Addicted(8)



“Chloe, what’s wrong?” When I still don’t respond, she drops onto the floor beside me, her voice growing more urgent with every word she speaks. “What’s going on? Are you hurt? Did you have an accident—”

I laugh then, a harsh, hysterical sort of sound that is torn from deep inside me. It hurts my chest even as it hangs in the air around us.

I want to answer her. I do. If for no other reason than to get her to leave me to lick my wounds in peace. But I can’t. My mouth is dry, too dry to make any coherent noises, and my lips seem to have forgotten how to form words anyway.

I seem to have forgotten everything.

Everything but Ethan and Brandon and the emptiness that stretches between us.

Ethan. His name is a dull blade deep inside of me, a piece of jagged glass that cuts from every edge.

“At least tell me if you’re hurt,” Tori demands, her hands fisting at her sides.

I shake my head before laying my cheek against the cool tile. I’m curled up in a macabre imitation of child’s pose, my knees tucked beneath me, my hips resting on my heels, my face to the floor. Only, there is no peace in this pose for me. No serenity. Only hopelessness and rage and sickness. So much sickness that every breath I take brings a new wave of it.

Brandon. Ethan. Brandon. Ethan.

Their names echo with each beat of my heart.

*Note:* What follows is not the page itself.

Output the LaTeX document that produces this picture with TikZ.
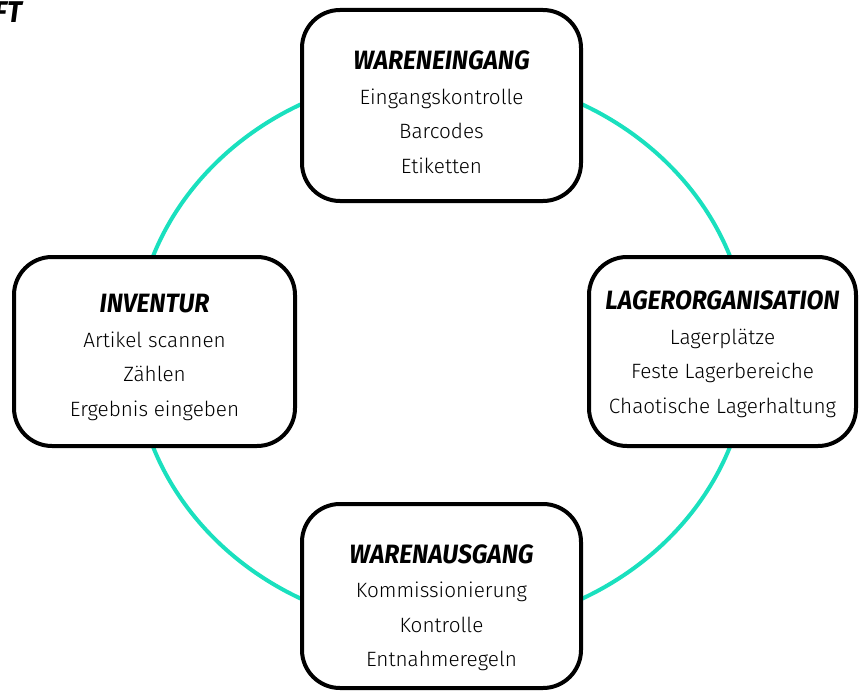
\documentclass[tikz,border=0pt]{standalone}
\usepackage{fontspec}
\setmainfont{Fira Sans Light}
\newfontfamily\titleFont{Fira Sans}[FakeStretch=0.93]
\usetikzlibrary{positioning}
\definecolor{cycleTeal}{RGB}{26,224,190}
% title line of a stage, the optional strut sets the text block's drop
\newcommand{\stageTitle}[2][32]{{\titleFont\bfseries\itshape\fontsize{26.5}{34.5}\selectfont\rule{0pt}{#1pt}#2}}
\tikzset{
    stageBox/.style={draw=black, line width=4pt, rounded corners=38pt, fill=white, align=center,
        inner sep=0pt, minimum width=279pt, minimum height=191pt, font=\fontsize{20.7}{34.5}\selectfont},
    cycleLine/.style={draw=cycleTeal, line width=4pt},
    cutTitle/.style={anchor=base east, inner sep=0pt, font=\titleFont\bfseries\itshape\fontsize{30}{30}\selectfont}
}
\begin{document}
\begin{tikzpicture}[x=1pt, y=-1pt]
        \useasboundingbox (0,0) rectangle (860,693);

        % Cycle behind the stages
        \coordinate (C) at (441.5,351.5);
        \draw[cycleLine] (C) ellipse [x radius=307pt, y radius=278pt];

        % Stages
        \node[stageBox] (eingang) at (441.5,105.5)
            {\stageTitle[32]{WARENEINGANG}\\Eingangskontrolle\\Barcodes\\Etiketten};
        \node[stageBox, minimum width=267pt, minimum height=189pt] (lager) at (722.5,351.5)
            {\stageTitle[24]{LAGERORGANISATION}\\Lagerplätze\\Feste Lagerbereiche\\Chaotische Lagerhaltung};
        \node[stageBox, minimum height=184pt] (ausgang) at (441.5,596)
            {\stageTitle[42]{WARENAUSGANG}\\Kommissionierung\\Kontrolle\\Entnahmeregeln};
        \node[stageBox, minimum width=281pt, minimum height=189pt] (inventur) at (154.5,351.5)
            {\stageTitle[30]{INVENTUR}\\Artikel scannen\\Zählen\\Ergebnis eingeben};

        % Cut-off heading
        \node[cutTitle] (heading) at (22,23) {FT};
\end{tikzpicture}
\end{document}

“Damn it, Chloe! What is going on?” Tori’s face is next to mine now, her green eyes narrow with fear and fury. She looks like an avenging angel—all wrath and vengeance and bright pink hair. At another moment, I might appreciate her determined defense of me. But right now, it just makes me tired. “What did Ethan Frost do to you?” she demands.

Too much. He’s done too much and not enough. He’s ruined me all over again and this time, I can’t even say I didn’t see it coming. Because I did. Oh, God, I did. At the very beginning, when I was fighting this thing between us, I’d known how it would end. I didn’t imagine this—how could I have—but I’d known things wouldn’t end like a Disney fairy tale. Not when my life is so much more Hans Christian Andersen. But even knowing that, I’d let him in, preferring to believe his pretty words and my pathetic heart instead of the hard truths life has taught me again and again and again.

I’m paying for it now. Paying for my foolish optimism and even more foolish emotions. Part of me thinks it’s no more than I deserve. And the rest of me … the rest of me is too destroyed to care.

“I’m fine.” The words are low and gritty as I force them out of my too-tight throat.

Tori snorts. “Yeah. Because that’s totally what I think of when I look at you. Fine.”

She wraps one tattooed arm around my waist, and grabs on to my wrist with her other hand. Before I know it, she’s pulling me off the floor and into a warm, comforting hug.

Comfort isn’t her typical modus operandi—her shell’s a little too hard for that—so I figure I must look as bad as I feel. It’s a frightening thought, since currently death feels like it would be a step up.

Still, I squeeze my eyes shut and bury my face in the curve of her neck as the tears come, hot and inescapable.

“It’s okay, Chloe,” she murmurs softly as she rocks me for long minutes. “You’re okay.”

I’m not. Not even close. I don’t have the energy to tell her that right now, though, not when I know it will have to come with an explanation. An explanation I am in no way up to giving.

Tori’s my best friend and has been for the last three years—ever since we met in our freshman biology lab at UC San Diego. But even she doesn’t know about my past. No one here does—except for Ethan, and look what telling him has gotten me.

I take the comfort she offers for as long as I can get away with it, gathering myself a little more with every breath I draw. Finally, when I feel strong enough—when the tears have slowed to a trickle and my lungs no longer feel like they’re being ripped out through my rib cage—I pull away.

“Sorry,” I tell her, my hands flopping uselessly by my sides. “I—”

“Don’t apologize!” she answers firmly. “It’s not your fault Ethan Frost is a total dick. When you didn’t come home last night, I thought he must have come through, but obviously not.”

She crosses to the small, built-in bar in the corner of the room, pulls out a bottle of tequila and pours a couple of shots. “Here,” she says, holding one out to me. “It’ll be good for you.”